Activists staged another round of protests on Saturday in at least a dozen major U.S. cities coast to coast, including Seattle, Los Angeles, Chicago, Cleveland, Dallas, Atlanta, New York and Atlanta.

In the nation’s capital, hundreds of demonstrators assembled near the Justice Department headquarters, then marched toward the U.S. Capitol, chanting, “Black lives matter,” and “I can’t breathe,” a rallying cry echoing Floyd’s dying words.

Many later ended up near the White House, where they faced off with shield-carrying police, some mounted on horseback.

The streets of Minneapolis were largely quiet during daylight on Saturday, though several National Guard armoured personnel carriers were seen rolling through town.

On Friday, in defiance of a newly imposed curfew, Minneapolis protesters took to the streets for a fourth night - albeit in smaller numbers than before - despite the announcement hours earlier of murder charges filed against Derek Chauvin, the policeman seen in video footage kneeling on Floyd’s neck.

Three other officers fired from the police department with Chauvin on Tuesday are also under criminal investigation in the case, prosecutors said.

The video of Floyd’s arrest - captured by an onlooker’s cellphone as he repeatedly groaned, “please, I can’t breathe” before becoming motionless - triggered an outpouring of rage that civil rights activists said has long simmered in Minneapolis and cities across the country over persistent racial bias in the U.S. criminal justice system.

‘PAINS ME SO MUCH’

The mood was sombre on Saturday in the Minneapolis neighbourhood of Lyndale, where dozens of people surveyed the damage while sweeping up broken glass and debris.

“It pains me so much,” said Luke Kallstrom, 27, a financial analyst, standing in the threshold of a fire-gutted post office. “This does not honour the man who was wrongfully taken away from us.”

Some of Friday’s most chaotic scenes were in the New York City borough of Brooklyn, where police armed with batons and pepper spray made more than 200 arrests in sometimes violent clashes. Several officers were injured, police said.

In Washington, President Donald Trump said on Saturday that if protesters who gathered the night before in Lafayette Square, across from the White House, had breached the fence, “they would have been greeted with the most vicious dogs, and most ominous weapons, I have ever seen.”

CHAOS IN ATLANTA

In Atlanta, Bernice King, the youngest daughter of slain civil rights icon Martin Luther King Jr., urged people to go home on Friday night after more than 1,000 protesters marched to the state capitol and blocked traffic on an interstate highway.

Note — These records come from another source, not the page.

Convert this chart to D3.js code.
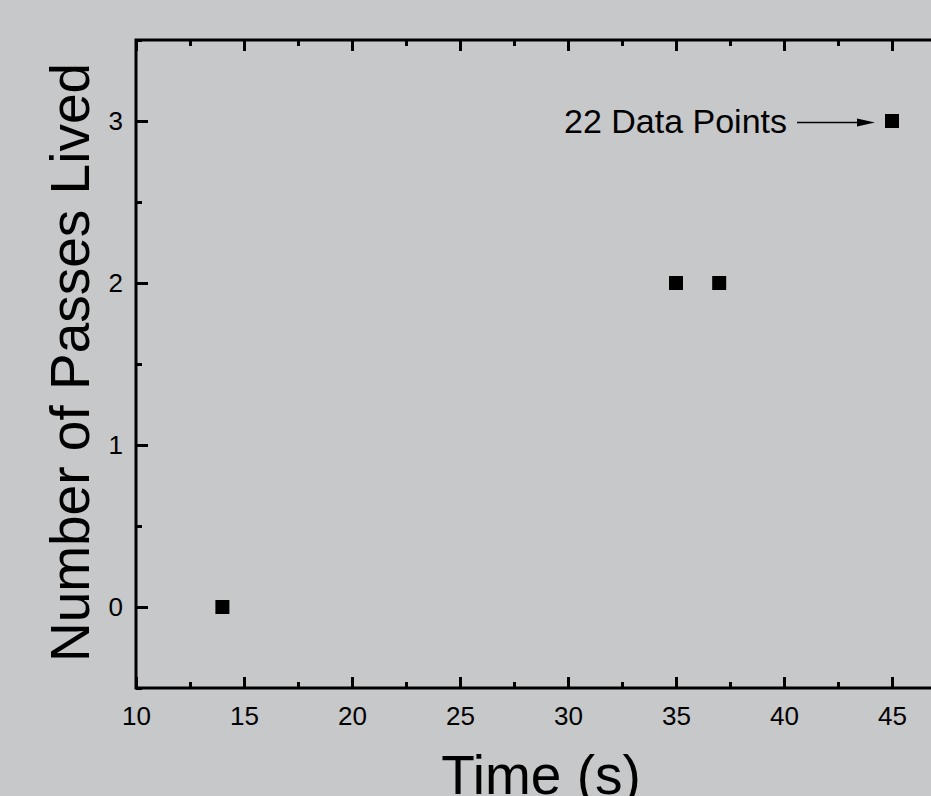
<!DOCTYPE html>
<html>
<head>
<meta charset="utf-8">
<script src="https://cdn.jsdelivr.net/npm/d3@7"></script>
<style>
  html, body { margin: 0; padding: 0; background: #c8c9cb; }
  svg { display: block; font-family: Arial, "Liberation Sans", sans-serif; }
</style>
</head>
<body>
<svg id="chart" width="931" height="796"></svg>
<script>
// ---- data ----
const times = [14, 35, 37, 45];
const passes = [0, 2, 2, 3];
const xTickValues = [10, 15, 20, 25, 30, 35, 40, 45];
const xMinorTicks = [12.5, 17.5, 22.5, 27.5, 32.5, 37.5, 42.5, 47.5];
const yTickValues = [0, 1, 2, 3];
const yMinorTicks = [-0.5, 0.5, 1.5, 2.5, 3.5];
const annotationText = ["22 Data Points"];
const annotationTarget = [45, 3];
const xTitle = "Time (s)";
const yTitle = "Number of Passes Lived";

// ---- layout ----
const W = 931, H = 796;
const pL = 136, pT = 40, pR = 946, pB = 688;
const svg = d3.select("#chart");
svg.append("rect").attr("width", W).attr("height", H).attr("fill", "#c7c8ca");

const x = d3.scaleLinear().domain([10, 47.5]).range([pL, pR]);
const y = d3.scaleLinear().domain([-0.5, 3.5]).range([pB, pT]);

function styleAxis(g, labels) {
  g.select(".domain").remove();
  g.selectAll(".tick line").attr("stroke", "#000").attr("stroke-width", 3);
  if (!labels) g.selectAll(".tick text").remove();
  else g.selectAll(".tick text").attr("fill", "#000").attr("font-size", 26)
        .attr("font-family", "Arial, 'Liberation Sans', sans-serif");
}

// bottom axis
const gB = svg.append("g").attr("transform", `translate(0,${pB})`)
  .call(d3.axisBottom(x).tickValues(xTickValues).tickSize(-11).tickPadding(0).tickFormat(d3.format("d")));
styleAxis(gB, true);
gB.selectAll(".tick text").attr("y", 37).attr("dy", 0);
const gBm = svg.append("g").attr("transform", `translate(0,${pB})`)
  .call(d3.axisBottom(x).tickValues(xMinorTicks).tickSize(-6));
styleAxis(gBm, false);

// top axis
const gT = svg.append("g").attr("transform", `translate(0,${pT})`)
  .call(d3.axisTop(x).tickValues(xTickValues).tickSize(-11));
styleAxis(gT, false);
const gTm = svg.append("g").attr("transform", `translate(0,${pT})`)
  .call(d3.axisTop(x).tickValues(xMinorTicks).tickSize(-6));
styleAxis(gTm, false);

// left axis
const gL = svg.append("g").attr("transform", `translate(${pL},0)`)
  .call(d3.axisLeft(y).tickValues(yTickValues).tickSize(-12).tickPadding(13).tickFormat(d3.format("d")));
styleAxis(gL, true);
gL.selectAll(".tick text").attr("dy", "0.33em");
const gLm = svg.append("g").attr("transform", `translate(${pL},0)`)
  .call(d3.axisLeft(y).tickValues(yMinorTicks).tickSize(-6));
styleAxis(gLm, false);

// right axis
const gR = svg.append("g").attr("transform", `translate(${pR},0)`)
  .call(d3.axisRight(y).tickValues(yTickValues).tickSize(-12));
styleAxis(gR, false);

// frame
svg.append("rect").attr("x", pL).attr("y", pT)
  .attr("width", pR - pL).attr("height", pB - pT)
  .attr("fill", "none").attr("stroke", "#000").attr("stroke-width", 3);

// points
const ms = 14;
svg.append("g").selectAll("rect").data(times.map((t, i) => [t, passes[i]]))
  .join("rect")
  .attr("x", d => x(d[0]) - ms / 2)
  .attr("y", d => y(d[1]) - ms / 2)
  .attr("width", ms).attr("height", ms)
  .attr("fill", "#000");

// annotation
const ax = x(annotationTarget[0]), ay = y(annotationTarget[1]);
svg.append("text").attr("x", ax - 105).attr("y", ay + 12)
  .attr("text-anchor", "end").attr("font-size", 34).attr("fill", "#000")
  .text(annotationText[0]);
svg.append("line").attr("x1", ax - 95).attr("x2", ax - 30)
  .attr("y1", ay + 1.5).attr("y2", ay + 1.5)
  .attr("stroke", "#000").attr("stroke-width", 1.5);
svg.append("path")
  .attr("d", `M${ax - 17},${ay + 1.5} L${ax - 35},${ay - 2.5} L${ax - 35},${ay + 5.5} Z`)
  .attr("fill", "#000");

// titles
svg.append("text").attr("x", (pL + pR) / 2).attr("y", 794)
  .attr("text-anchor", "middle").attr("font-size", 55).attr("fill", "#000")
  .text(xTitle);
svg.append("text").attr("transform", `translate(89,${(660 + 65) / 2}) rotate(-90)`)
  .attr("text-anchor", "middle").attr("font-size", 55).attr("fill", "#000")
  .text(yTitle);
</script>
</body>
</html>
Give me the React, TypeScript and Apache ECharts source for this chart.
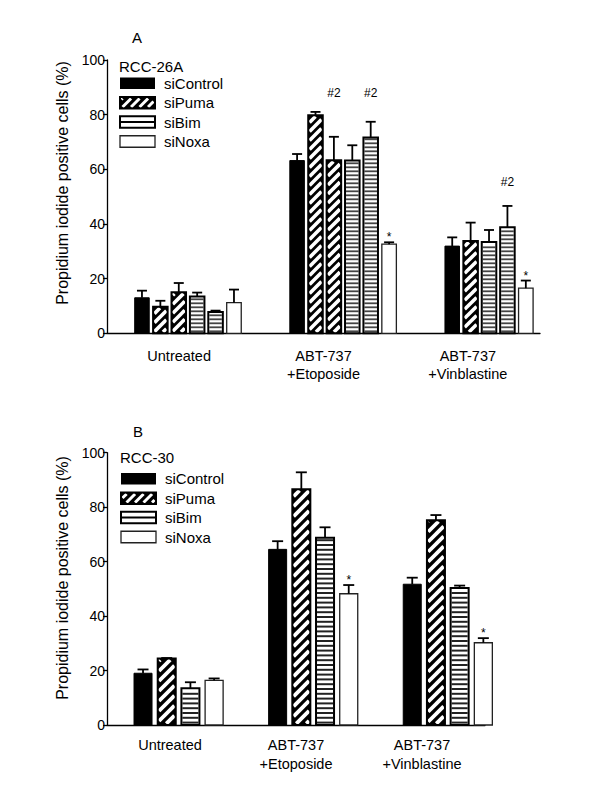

The demonstration turned violent at points. Fires burned near the CNN Center, the network’s headquarters, and windows were smashed at its lobby. Several vehicles were torched, including at least one police car.

Rapper Killer Mike, in an impassioned speech flanked by the city’s mayor and police chief, also implored angry residents to stay indoors and to mobilize to win at the ballot box.

“But it is not time to burn down your own home.”

Floyd, a Houston native who had worked security for nightclubs, was arrested on suspicion of trying to pass counterfeit money at a store to buy cigarettes on Monday evening. Police said he was unarmed. An employee who called for help had told a police dispatcher that the suspect appeared to be intoxicated.

In a striking coincidence, Floyd and Chauvin had both worked security at the same Latin nightclub in Minneapolis, though it was unlikely they ever interacted, former owner Maya Santamaria, who sold the El Nuevo Rodeo club in January, told Reuters.

Santamaria said Floyd worked inside the club on certain nights, supporting other staff with security. She said Chauvin, who worked outside the club as an off-duty cop for 16 years, had a reputation for roughing up customers, but she considered him responsible and a friend.